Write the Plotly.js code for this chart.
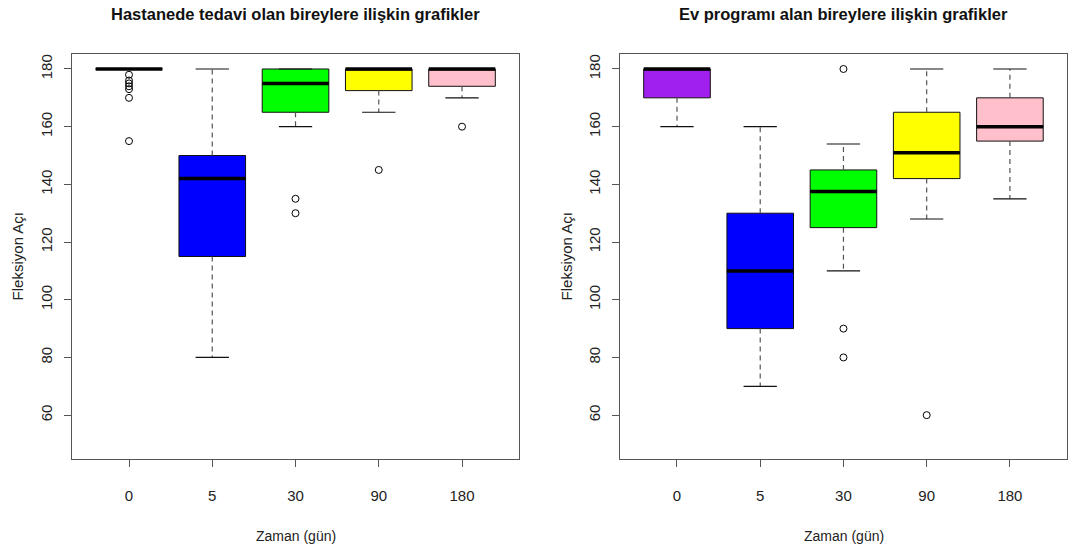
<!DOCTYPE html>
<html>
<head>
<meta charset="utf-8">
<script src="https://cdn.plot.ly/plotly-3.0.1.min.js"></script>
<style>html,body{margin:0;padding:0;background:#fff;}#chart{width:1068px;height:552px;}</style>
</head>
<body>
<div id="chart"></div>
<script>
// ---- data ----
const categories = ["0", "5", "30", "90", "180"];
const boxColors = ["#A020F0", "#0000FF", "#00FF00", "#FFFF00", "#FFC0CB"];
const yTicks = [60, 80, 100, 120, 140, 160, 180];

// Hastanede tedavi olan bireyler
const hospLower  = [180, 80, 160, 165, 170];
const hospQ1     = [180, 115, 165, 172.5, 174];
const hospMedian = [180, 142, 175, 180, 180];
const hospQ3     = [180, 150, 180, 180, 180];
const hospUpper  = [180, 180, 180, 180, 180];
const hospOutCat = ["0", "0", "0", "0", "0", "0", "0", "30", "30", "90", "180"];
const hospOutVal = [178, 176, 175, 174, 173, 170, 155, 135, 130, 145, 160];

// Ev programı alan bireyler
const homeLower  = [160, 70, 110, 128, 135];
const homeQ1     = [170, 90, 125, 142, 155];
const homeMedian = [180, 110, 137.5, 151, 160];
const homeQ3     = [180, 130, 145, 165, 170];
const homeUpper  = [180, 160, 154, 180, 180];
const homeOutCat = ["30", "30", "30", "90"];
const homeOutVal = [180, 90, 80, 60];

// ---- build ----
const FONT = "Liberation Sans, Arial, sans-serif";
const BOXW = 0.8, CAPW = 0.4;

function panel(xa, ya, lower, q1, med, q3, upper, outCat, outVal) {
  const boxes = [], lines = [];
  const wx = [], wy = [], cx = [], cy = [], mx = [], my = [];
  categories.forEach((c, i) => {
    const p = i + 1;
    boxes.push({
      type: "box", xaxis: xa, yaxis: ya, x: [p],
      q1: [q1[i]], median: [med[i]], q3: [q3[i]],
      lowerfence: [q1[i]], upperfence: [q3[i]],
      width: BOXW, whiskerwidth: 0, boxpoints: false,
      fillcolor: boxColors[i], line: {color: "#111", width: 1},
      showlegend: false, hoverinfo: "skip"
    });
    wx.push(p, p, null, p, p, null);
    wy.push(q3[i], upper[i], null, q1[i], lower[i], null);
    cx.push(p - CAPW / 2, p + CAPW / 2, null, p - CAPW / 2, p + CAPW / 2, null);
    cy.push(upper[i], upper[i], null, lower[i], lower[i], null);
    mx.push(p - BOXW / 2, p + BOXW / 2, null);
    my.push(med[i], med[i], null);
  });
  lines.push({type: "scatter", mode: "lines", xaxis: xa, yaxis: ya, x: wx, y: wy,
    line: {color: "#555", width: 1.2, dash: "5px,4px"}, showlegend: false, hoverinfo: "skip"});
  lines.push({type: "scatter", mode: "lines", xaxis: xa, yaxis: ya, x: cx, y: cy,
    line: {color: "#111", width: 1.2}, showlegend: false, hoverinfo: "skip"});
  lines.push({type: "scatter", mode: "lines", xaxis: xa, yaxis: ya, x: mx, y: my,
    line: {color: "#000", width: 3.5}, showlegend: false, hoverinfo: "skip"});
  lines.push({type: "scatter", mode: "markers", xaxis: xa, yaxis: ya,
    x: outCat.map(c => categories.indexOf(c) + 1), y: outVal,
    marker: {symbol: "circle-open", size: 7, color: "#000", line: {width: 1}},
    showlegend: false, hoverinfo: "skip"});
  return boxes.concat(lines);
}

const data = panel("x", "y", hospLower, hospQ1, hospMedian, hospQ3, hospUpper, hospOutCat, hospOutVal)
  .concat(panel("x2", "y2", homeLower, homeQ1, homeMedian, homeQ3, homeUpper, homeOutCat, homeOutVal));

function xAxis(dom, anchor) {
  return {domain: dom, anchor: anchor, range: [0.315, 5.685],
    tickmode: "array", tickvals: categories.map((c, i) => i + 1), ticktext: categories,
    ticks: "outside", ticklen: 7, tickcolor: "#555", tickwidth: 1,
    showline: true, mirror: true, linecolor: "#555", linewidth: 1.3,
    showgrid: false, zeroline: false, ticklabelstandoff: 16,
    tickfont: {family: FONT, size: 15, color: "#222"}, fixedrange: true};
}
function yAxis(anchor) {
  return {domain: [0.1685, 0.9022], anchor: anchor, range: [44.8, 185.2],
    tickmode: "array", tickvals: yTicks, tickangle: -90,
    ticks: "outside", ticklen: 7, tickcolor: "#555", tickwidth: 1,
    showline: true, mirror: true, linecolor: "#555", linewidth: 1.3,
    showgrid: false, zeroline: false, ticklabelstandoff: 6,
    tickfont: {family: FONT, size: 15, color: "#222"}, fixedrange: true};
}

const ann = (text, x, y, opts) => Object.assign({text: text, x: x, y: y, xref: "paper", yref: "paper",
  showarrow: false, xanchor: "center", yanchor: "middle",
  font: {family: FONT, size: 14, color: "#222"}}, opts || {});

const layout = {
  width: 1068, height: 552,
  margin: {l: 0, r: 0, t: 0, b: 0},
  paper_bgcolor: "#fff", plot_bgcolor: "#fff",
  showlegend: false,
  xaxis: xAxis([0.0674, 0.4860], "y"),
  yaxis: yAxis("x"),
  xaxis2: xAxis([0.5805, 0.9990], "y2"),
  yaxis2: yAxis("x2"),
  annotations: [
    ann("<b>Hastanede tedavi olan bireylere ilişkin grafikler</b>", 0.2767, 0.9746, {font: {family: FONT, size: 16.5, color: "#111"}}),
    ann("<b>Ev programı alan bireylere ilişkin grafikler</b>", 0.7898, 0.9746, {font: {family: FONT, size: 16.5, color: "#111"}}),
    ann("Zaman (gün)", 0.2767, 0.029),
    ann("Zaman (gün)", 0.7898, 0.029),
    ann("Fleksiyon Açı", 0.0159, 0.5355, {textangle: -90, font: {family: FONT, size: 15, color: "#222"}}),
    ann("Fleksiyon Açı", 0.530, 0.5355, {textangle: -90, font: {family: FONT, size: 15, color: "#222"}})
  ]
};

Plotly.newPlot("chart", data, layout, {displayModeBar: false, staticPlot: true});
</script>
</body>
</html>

## WHAT NEEDS TO BE DONE
Retype everything in the material word for word, minus pictures.

## RESULT
Write the Plotly.js code for this chart.
<!DOCTYPE html>
<html>
<head>
<meta charset="utf-8">
<script src="https://cdn.plot.ly/plotly-3.0.1.min.js"></script>
<style>html,body{margin:0;padding:0;background:#fff;}#chart{width:1068px;height:552px;}</style>
</head>
<body>
<div id="chart"></div>
<script>
// ---- data ----
const categories = ["0", "5", "30", "90", "180"];
const boxColors = ["#A020F0", "#0000FF", "#00FF00", "#FFFF00", "#FFC0CB"];
const yTicks = [60, 80, 100, 120, 140, 160, 180];

// Hastanede tedavi olan bireyler
const hospLower  = [180, 80, 160, 165, 170];
const hospQ1     = [180, 115, 165, 172.5, 174];
const hospMedian = [180, 142, 175, 180, 180];
const hospQ3     = [180, 150, 180, 180, 180];
const hospUpper  = [180, 180, 180, 180, 180];
const hospOutCat = ["0", "0", "0", "0", "0", "0", "0", "30", "30", "90", "180"];
const hospOutVal = [178, 176, 175, 174, 173, 170, 155, 135, 130, 145, 160];

// Ev programı alan bireyler
const homeLower  = [160, 70, 110, 128, 135];
const homeQ1     = [170, 90, 125, 142, 155];
const homeMedian = [180, 110, 137.5, 151, 160];
const homeQ3     = [180, 130, 145, 165, 170];
const homeUpper  = [180, 160, 154, 180, 180];
const homeOutCat = ["30", "30", "30", "90"];
const homeOutVal = [180, 90, 80, 60];

// ---- build ----
const FONT = "Liberation Sans, Arial, sans-serif";
const BOXW = 0.8, CAPW = 0.4;

function panel(xa, ya, lower, q1, med, q3, upper, outCat, outVal) {
  const boxes = [], lines = [];
  const wx = [], wy = [], cx = [], cy = [], mx = [], my = [];
  categories.forEach((c, i) => {
    const p = i + 1;
    boxes.push({
      type: "box", xaxis: xa, yaxis: ya, x: [p],
      q1: [q1[i]], median: [med[i]], q3: [q3[i]],
      lowerfence: [q1[i]], upperfence: [q3[i]],
      width: BOXW, whiskerwidth: 0, boxpoints: false,
      fillcolor: boxColors[i], line: {color: "#111", width: 1},
      showlegend: false, hoverinfo: "skip"
    });
    wx.push(p, p, null, p, p, null);
    wy.push(q3[i], upper[i], null, q1[i], lower[i], null);
    cx.push(p - CAPW / 2, p + CAPW / 2, null, p - CAPW / 2, p + CAPW / 2, null);
    cy.push(upper[i], upper[i], null, lower[i], lower[i], null);
    mx.push(p - BOXW / 2, p + BOXW / 2, null);
    my.push(med[i], med[i], null);
  });
  lines.push({type: "scatter", mode: "lines", xaxis: xa, yaxis: ya, x: wx, y: wy,
    line: {color: "#555", width: 1.2, dash: "5px,4px"}, showlegend: false, hoverinfo: "skip"});
  lines.push({type: "scatter", mode: "lines", xaxis: xa, yaxis: ya, x: cx, y: cy,
    line: {color: "#111", width: 1.2}, showlegend: false, hoverinfo: "skip"});
  lines.push({type: "scatter", mode: "lines", xaxis: xa, yaxis: ya, x: mx, y: my,
    line: {color: "#000", width: 3.5}, showlegend: false, hoverinfo: "skip"});
  lines.push({type: "scatter", mode: "markers", xaxis: xa, yaxis: ya,
    x: outCat.map(c => categories.indexOf(c) + 1), y: outVal,
    marker: {symbol: "circle-open", size: 7, color: "#000", line: {width: 1}},
    showlegend: false, hoverinfo: "skip"});
  return boxes.concat(lines);
}

const data = panel("x", "y", hospLower, hospQ1, hospMedian, hospQ3, hospUpper, hospOutCat, hospOutVal)
  .concat(panel("x2", "y2", homeLower, homeQ1, homeMedian, homeQ3, homeUpper, homeOutCat, homeOutVal));

function xAxis(dom, anchor) {
  return {domain: dom, anchor: anchor, range: [0.315, 5.685],
    tickmode: "array", tickvals: categories.map((c, i) => i + 1), ticktext: categories,
    ticks: "outside", ticklen: 7, tickcolor: "#555", tickwidth: 1,
    showline: true, mirror: true, linecolor: "#555", linewidth: 1.3,
    showgrid: false, zeroline: false, ticklabelstandoff: 16,
    tickfont: {family: FONT, size: 15, color: "#222"}, fixedrange: true};
}
function yAxis(anchor) {
  return {domain: [0.1685, 0.9022], anchor: anchor, range: [44.8, 185.2],
    tickmode: "array", tickvals: yTicks, tickangle: -90,
    ticks: "outside", ticklen: 7, tickcolor: "#555", tickwidth: 1,
    showline: true, mirror: true, linecolor: "#555", linewidth: 1.3,
    showgrid: false, zeroline: false, ticklabelstandoff: 6,
    tickfont: {family: FONT, size: 15, color: "#222"}, fixedrange: true};
}

const ann = (text, x, y, opts) => Object.assign({text: text, x: x, y: y, xref: "paper", yref: "paper",
  showarrow: false, xanchor: "center", yanchor: "middle",
  font: {family: FONT, size: 14, color: "#222"}}, opts || {});

const layout = {
  width: 1068, height: 552,
  margin: {l: 0, r: 0, t: 0, b: 0},
  paper_bgcolor: "#fff", plot_bgcolor: "#fff",
  showlegend: false,
  xaxis: xAxis([0.0674, 0.4860], "y"),
  yaxis: yAxis("x"),
  xaxis2: xAxis([0.5805, 0.9990], "y2"),
  yaxis2: yAxis("x2"),
  annotations: [
    ann("<b>Hastanede tedavi olan bireylere ilişkin grafikler</b>", 0.2767, 0.9746, {font: {family: FONT, size: 16.5, color: "#111"}}),
    ann("<b>Ev programı alan bireylere ilişkin grafikler</b>", 0.7898, 0.9746, {font: {family: FONT, size: 16.5, color: "#111"}}),
    ann("Zaman (gün)", 0.2767, 0.029),
    ann("Zaman (gün)", 0.7898, 0.029),
    ann("Fleksiyon Açı", 0.0159, 0.5355, {textangle: -90, font: {family: FONT, size: 15, color: "#222"}}),
    ann("Fleksiyon Açı", 0.530, 0.5355, {textangle: -90, font: {family: FONT, size: 15, color: "#222"}})
  ]
};

Plotly.newPlot("chart", data, layout, {displayModeBar: false, staticPlot: true});
</script>
</body>
</html>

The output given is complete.